Politics, in and of itself, is merely the social infrastructure that allows for interaction and debate among its individuals, the ability to work things out as a group, beyond merely the immediate gratification of needs fulfilled by market transactions.
You and I are engaging in politics right now, as were Murray Rothbard and Friedrich Hayek when they wrote their books. They may have argued for the eminence of the market, but they did so by participating in politics.
I'm sorry, but lol. Work things out with a gun, about things having to do with the market - because the market isn't providing the prospective gun wielder's choice outcome.

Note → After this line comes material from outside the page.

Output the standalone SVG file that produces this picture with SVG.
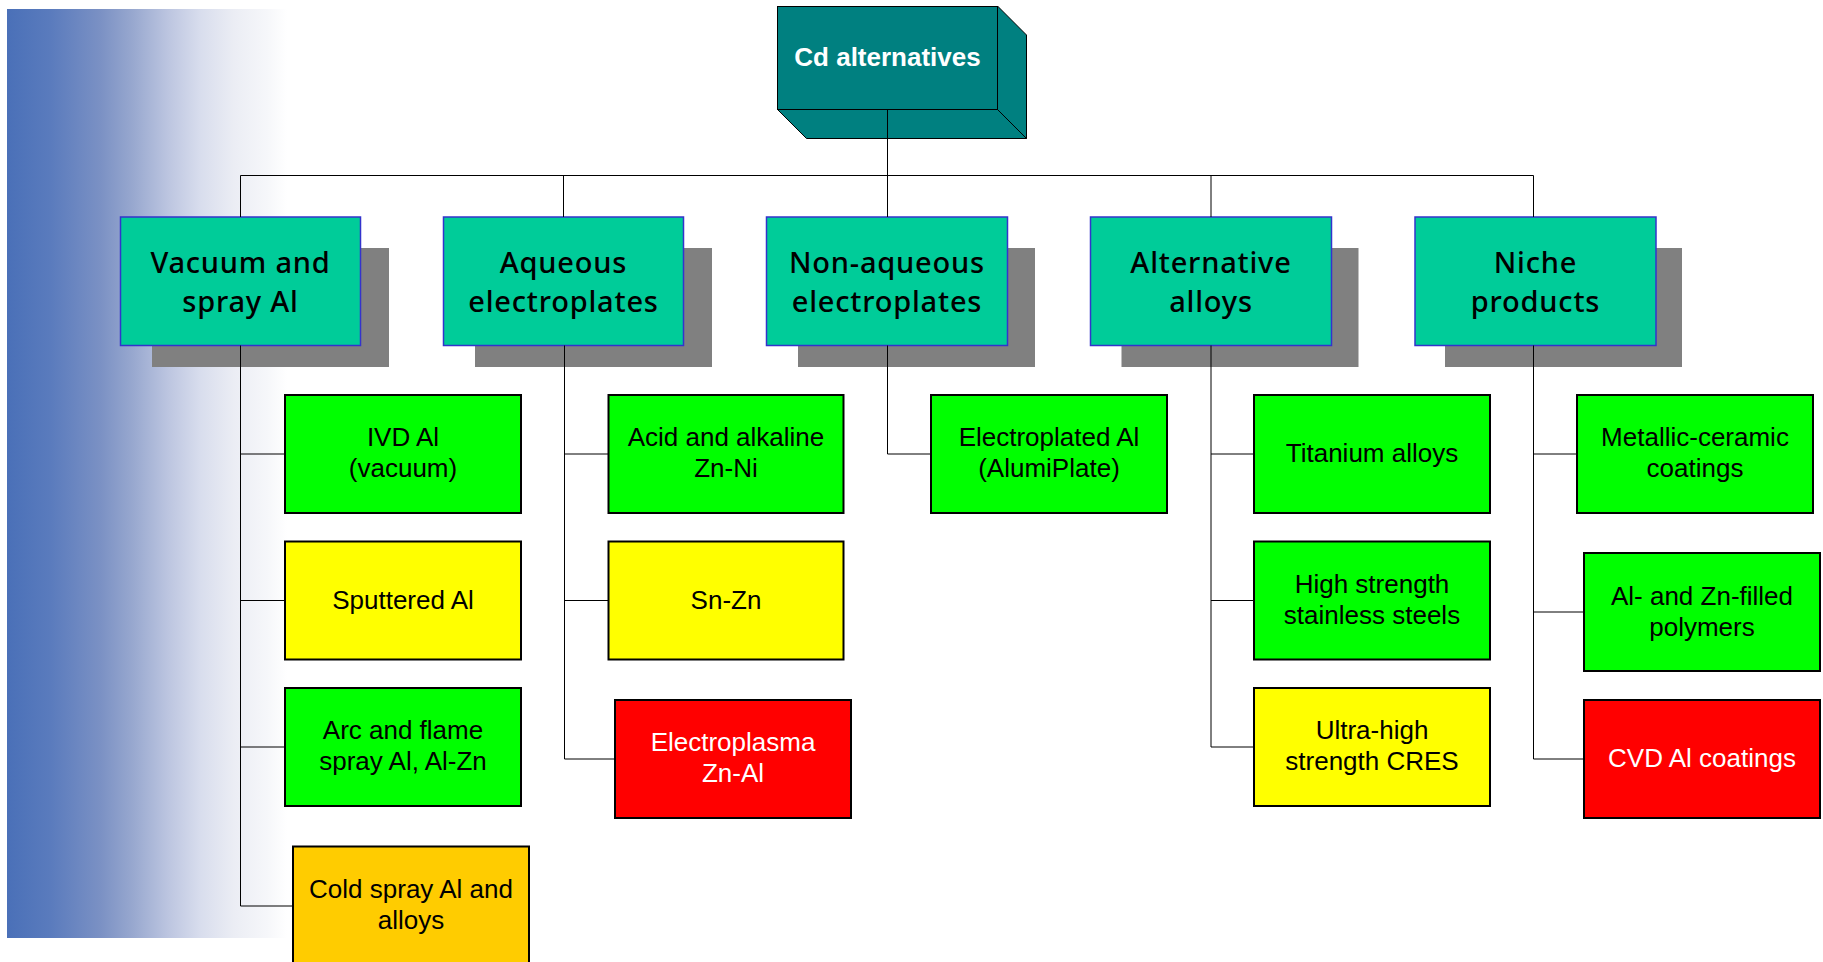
<svg xmlns="http://www.w3.org/2000/svg" width="1823" height="962" viewBox="0 0 1823 962">
<defs>
<linearGradient id="bg" x1="0" y1="0" x2="1" y2="0">
<stop offset="0" stop-color="#4a70b8"/>
<stop offset="0.155" stop-color="#5a7bbd"/>
<stop offset="0.335" stop-color="#7b91c4"/>
<stop offset="0.45" stop-color="#98a8cf"/>
<stop offset="0.575" stop-color="#bcc5e0"/>
<stop offset="0.69" stop-color="#d8dded"/>
<stop offset="0.81" stop-color="#ebedf4"/>
<stop offset="0.93" stop-color="#f6f7fa"/>
<stop offset="1" stop-color="#ffffff"/>
</linearGradient>
<style>
.shadow{fill:#808080}
.cat{fill:#00cc99;stroke:#3333cc;stroke-width:1.5}
.cat-t{font-family:"Noto Sans","DejaVu Sans",sans-serif;font-size:29px;font-weight:500;letter-spacing:0.8px;fill:#000;text-anchor:middle}
.leaf{stroke:#000;stroke-width:2}
.g{fill:#00ff00}.y{fill:#ffff00}.r{fill:#ff0000}.o{fill:#ffcc00}
.leaf-t{font-family:"Liberation Sans",Arial,sans-serif;font-size:26px;fill:#000;text-anchor:middle}
.w{fill:#fff}
.root{fill:#008080;stroke:#000;stroke-width:1}
.root-t{font-family:"Liberation Sans",Arial,sans-serif;font-size:26px;font-weight:bold;fill:#fff;text-anchor:middle}
.ln{stroke:#000;stroke-width:1;fill:none}
</style>
</defs>
<rect x="7" y="9" width="280" height="929" fill="url(#bg)"/>

<g id="root">
<polygon class="root" points="997.5,6 1026.5,35 1026.5,138.5 997.5,109.5"/>
<polygon class="root" points="777.5,109.5 997.5,109.5 1026.5,138.5 806.5,138.5"/>
<rect class="root" x="777.5" y="6.5" width="220" height="103"/>
<text class="root-t" x="887.5" y="66">Cd alternatives</text>
</g>

<g id="cat-vacuum">
<rect class="shadow" x="152" y="248" width="237" height="119"/>
<rect class="cat" x="120.5" y="217" width="240" height="128.5"/>
<text class="cat-t" x="240.5" y="273.3">Vacuum and</text>
<text class="cat-t" x="240.5" y="311.5">spray Al</text>
</g>
<g id="cat-aqueous">
<rect class="shadow" x="475" y="248" width="237" height="119"/>
<rect class="cat" x="443.5" y="217" width="240" height="128.5"/>
<text class="cat-t" x="563.5" y="273.3">Aqueous</text>
<text class="cat-t" x="563.5" y="311.5">electroplates</text>
</g>
<g id="cat-nonaqueous">
<rect class="shadow" x="798" y="248" width="237" height="119"/>
<rect class="cat" x="766.5" y="217" width="241" height="128.5"/>
<text class="cat-t" x="887" y="273.3">Non-aqueous</text>
<text class="cat-t" x="887" y="311.5">electroplates</text>
</g>
<g id="cat-alloys">
<rect class="shadow" x="1121.5" y="248" width="237" height="119"/>
<rect class="cat" x="1090.5" y="217" width="241" height="128.5"/>
<text class="cat-t" x="1211" y="273.3">Alternative</text>
<text class="cat-t" x="1211" y="311.5">alloys</text>
</g>
<g id="cat-niche">
<rect class="shadow" x="1445" y="248" width="237" height="119"/>
<rect class="cat" x="1415" y="217" width="241" height="128.5"/>
<text class="cat-t" x="1535.5" y="273.3">Niche</text>
<text class="cat-t" x="1535.5" y="311.5">products</text>
</g>

<g id="ivd">
<rect class="leaf g" x="285" y="395" width="236" height="118"/>
<text class="leaf-t" x="403" y="446">IVD Al</text>
<text class="leaf-t" x="403" y="477">(vacuum)</text>
</g>
<g id="sputtered">
<rect class="leaf y" x="285" y="541.5" width="236" height="118"/>
<text class="leaf-t" x="403" y="608.5">Sputtered Al</text>
</g>
<g id="arc">
<rect class="leaf g" x="285" y="688" width="236" height="118"/>
<text class="leaf-t" x="403" y="739">Arc and flame</text>
<text class="leaf-t" x="403" y="770">spray Al, Al-Zn</text>
</g>
<g id="cold">
<rect class="leaf o" x="293" y="846.5" width="236" height="118"/>
<text class="leaf-t" x="411" y="897.5">Cold spray Al and</text>
<text class="leaf-t" x="411" y="928.5">alloys</text>
</g>

<g id="acid">
<rect class="leaf g" x="608.5" y="395" width="235" height="118"/>
<text class="leaf-t" x="726" y="446">Acid and alkaline</text>
<text class="leaf-t" x="726" y="477">Zn-Ni</text>
</g>
<g id="snzn">
<rect class="leaf y" x="608.5" y="541.5" width="235" height="118"/>
<text class="leaf-t" x="726" y="608.5">Sn-Zn</text>
</g>
<g id="electroplasma">
<rect class="leaf r" x="615" y="700" width="236" height="118"/>
<text class="leaf-t w" x="733" y="751">Electroplasma</text>
<text class="leaf-t w" x="733" y="782">Zn-Al</text>
</g>

<g id="electroplated">
<rect class="leaf g" x="931" y="395" width="236" height="118"/>
<text class="leaf-t" x="1049" y="446">Electroplated Al</text>
<text class="leaf-t" x="1049" y="477">(AlumiPlate)</text>
</g>

<g id="titanium">
<rect class="leaf g" x="1254" y="395" width="236" height="118"/>
<text class="leaf-t" x="1372" y="462">Titanium alloys</text>
</g>
<g id="hss">
<rect class="leaf g" x="1254" y="541.5" width="236" height="118"/>
<text class="leaf-t" x="1372" y="592.5">High strength</text>
<text class="leaf-t" x="1372" y="623.5">stainless steels</text>
</g>
<g id="cres">
<rect class="leaf y" x="1254" y="688" width="236" height="118"/>
<text class="leaf-t" x="1372" y="739">Ultra-high</text>
<text class="leaf-t" x="1372" y="770">strength CRES</text>
</g>

<g id="metallic">
<rect class="leaf g" x="1577" y="395" width="236" height="118"/>
<text class="leaf-t" x="1695" y="446">Metallic-ceramic</text>
<text class="leaf-t" x="1695" y="477">coatings</text>
</g>
<g id="polymers">
<rect class="leaf g" x="1584" y="553" width="236" height="118"/>
<text class="leaf-t" x="1702" y="605">Al- and Zn-filled</text>
<text class="leaf-t" x="1702" y="636">polymers</text>
</g>
<g id="cvd">
<rect class="leaf r" x="1584" y="700" width="236" height="118"/>
<text class="leaf-t w" x="1702" y="767">CVD Al coatings</text>
</g>

<g id="connectors" class="ln">
<path d="M887.5 110 V217"/>
<path d="M240.5 217 V175.5 H1533.5 V217"/>
<path d="M563.5 175.5 V217 M1211 175.5 V217"/>
<path d="M240.5 345.5 V906 H293"/>
<path d="M240.5 454 H285 M240.5 600.5 H285 M240.5 747 H285"/>
<path d="M564.5 345.5 V759 H615"/>
<path d="M564.5 454 H608.5 M564.5 600.5 H608.5"/>
<path d="M887.5 345.5 V454 H931"/>
<path d="M1211 345.5 V747 H1254"/>
<path d="M1211 454 H1254 M1211 600.5 H1254"/>
<path d="M1533.5 345.5 V759 H1584"/>
<path d="M1533.5 454 H1577 M1533.5 612 H1584"/>
</g>
</svg>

Fighting over the gun. Don't like market outcomes? Get control of the thugs in green and blue, and wreak havoc upon thine enemies. Because we're civilized and shit.
This is always the conclusion you jump to. "Politics is guns in the hands of the inept, forcefully taking from the adept!"

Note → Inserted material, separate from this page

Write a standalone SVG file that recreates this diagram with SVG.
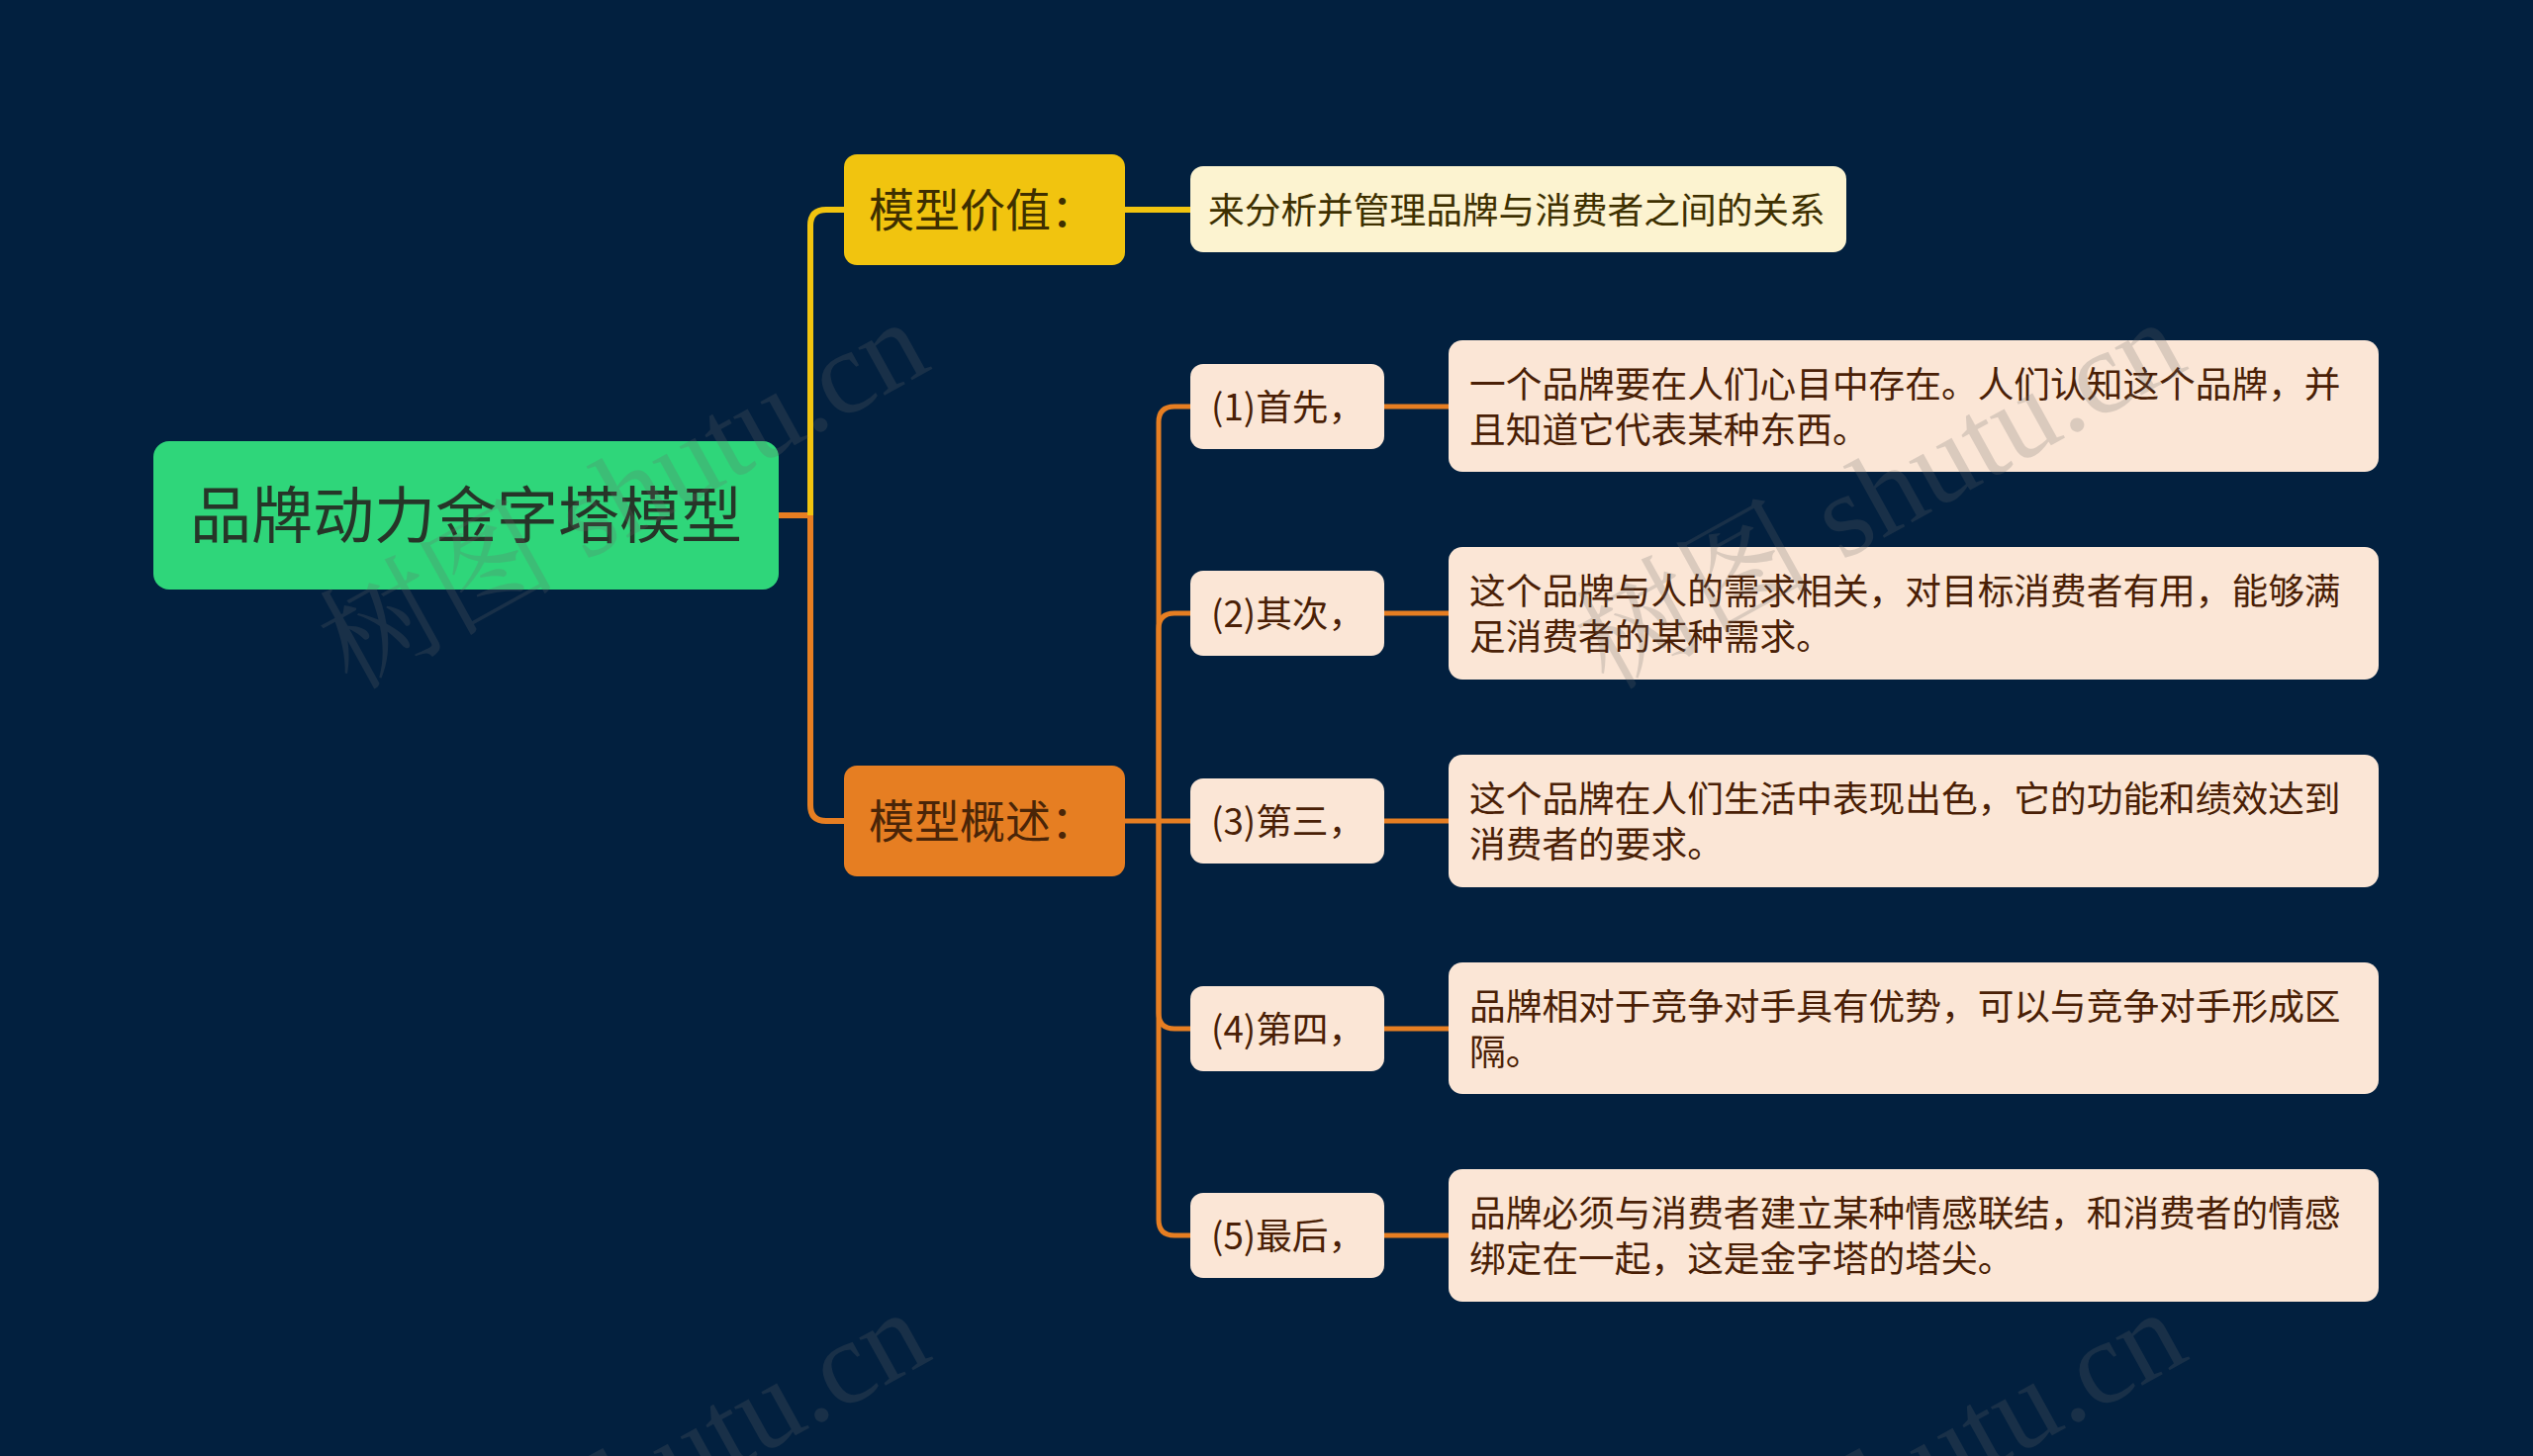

This is cynicism with no room for productive thought. It isn't a position to be taken seriously.
Ohio lawmakers are making a fresh attempt to outlaw Tesla Motors’ retail model — company-owned dealerships — after an unsuccessful try in December.
The proposal, Senate Bill 260, was introduced at the request of the Ohio Automobile Dealers Association, whose members see Tesla as a threat to a system in which nearly all dealerships are independently owned franchises.
It's not "jumped to", and violent reality should be taken pretty seriously. Give me just about any news-source and I could probably pull a half dozen current headlines of just the sort of thing I describe in the previous post.
Here's one that popped up on my FB when I got off this evening:
http://www.dispatch.com/content/stories/business/2014/02/10/new-effort-begins-to-outlaw-tesla-retail-model.html
Polite discussion, the amicable working out of disagreement, vigorous debate - for the purpose of mutually voluntary transactions, cooperations etc.: These have absolutely no relation to any legislative, executive, or bureaucratic body. These bodies exist so that when people suck so bad no one wants their products, services, or advice, there's a "civilized" way to point a gun at others and make them buy those products, services, or don't get abortions, or don't gay marry, etc.
There's no reasoning with you because you refuse to conceive of politics in any way other than how it manifests in our contemporary legislative processes. Furthermore, no one wants to force shitty products down anyone's throats, and that's not what politics at its core is about. Your head is in an ideological gutter.
Politics extends beyond legislation; it extends to popular action, to interactive discussion, to social critique, etc. There must be room for consideration of cultural consequences beyond me buying a tool from you, and politics provides this.
I don't know any city that prohibits gardens. I know there are cities that prohibit gardens in your front yard... but that doesn't strike me as an awful inconvenience since gardens are usually easier to maintain either in the backyard, or in a separate apparatus entirely.
The academic minimum wage debate is really only a symptom of the real problem: economics as an empirical science. Since economics is a social science, the “data” it relies on are necessarily interpreted and selected before plugged into lacking equations the statistical results of which must then be interpreted again. But “data” somehow still gives the results an air of untainted, unquestionable objectivity.
Nevertheless, modern economists seem to have swallowed the “data” illusion hook, line, and sinker. And while at it, they throw out all the babies they can find with what little bathwater they’re already pushing out the window.
The other constitutional resource she draws upon may be more surprising for one generally thought of as a liberal: the Second Amendment. "The right to bear arms" tends to be understood in public today—and in the Supreme Court—in terms of an individual right to possess whatever guns one pleases. But Scarry, drawing on her assessment of the framers’ intent, argues that the real purpose of the amendment was to spread out across the population the power to wield military force. The amendment’s "well-regulated militia" isn’t a bunch of hobbyists with AR-15s; it is meant as another democratic brake on the presidential power for war-making, and an opportunity for popular refusal.
"I absolutely think you have to have gun laws," she explains. "Trying to understand the right to bear arms the way we usually talk about it is like trying to understand the First Amendment only through pornography." Two hundred years ago, maybe this meant a musket in every household. Today, under the aegis of nuclear weapons that depend on the authorization of very few, holding true to the original intent is no longer feasible.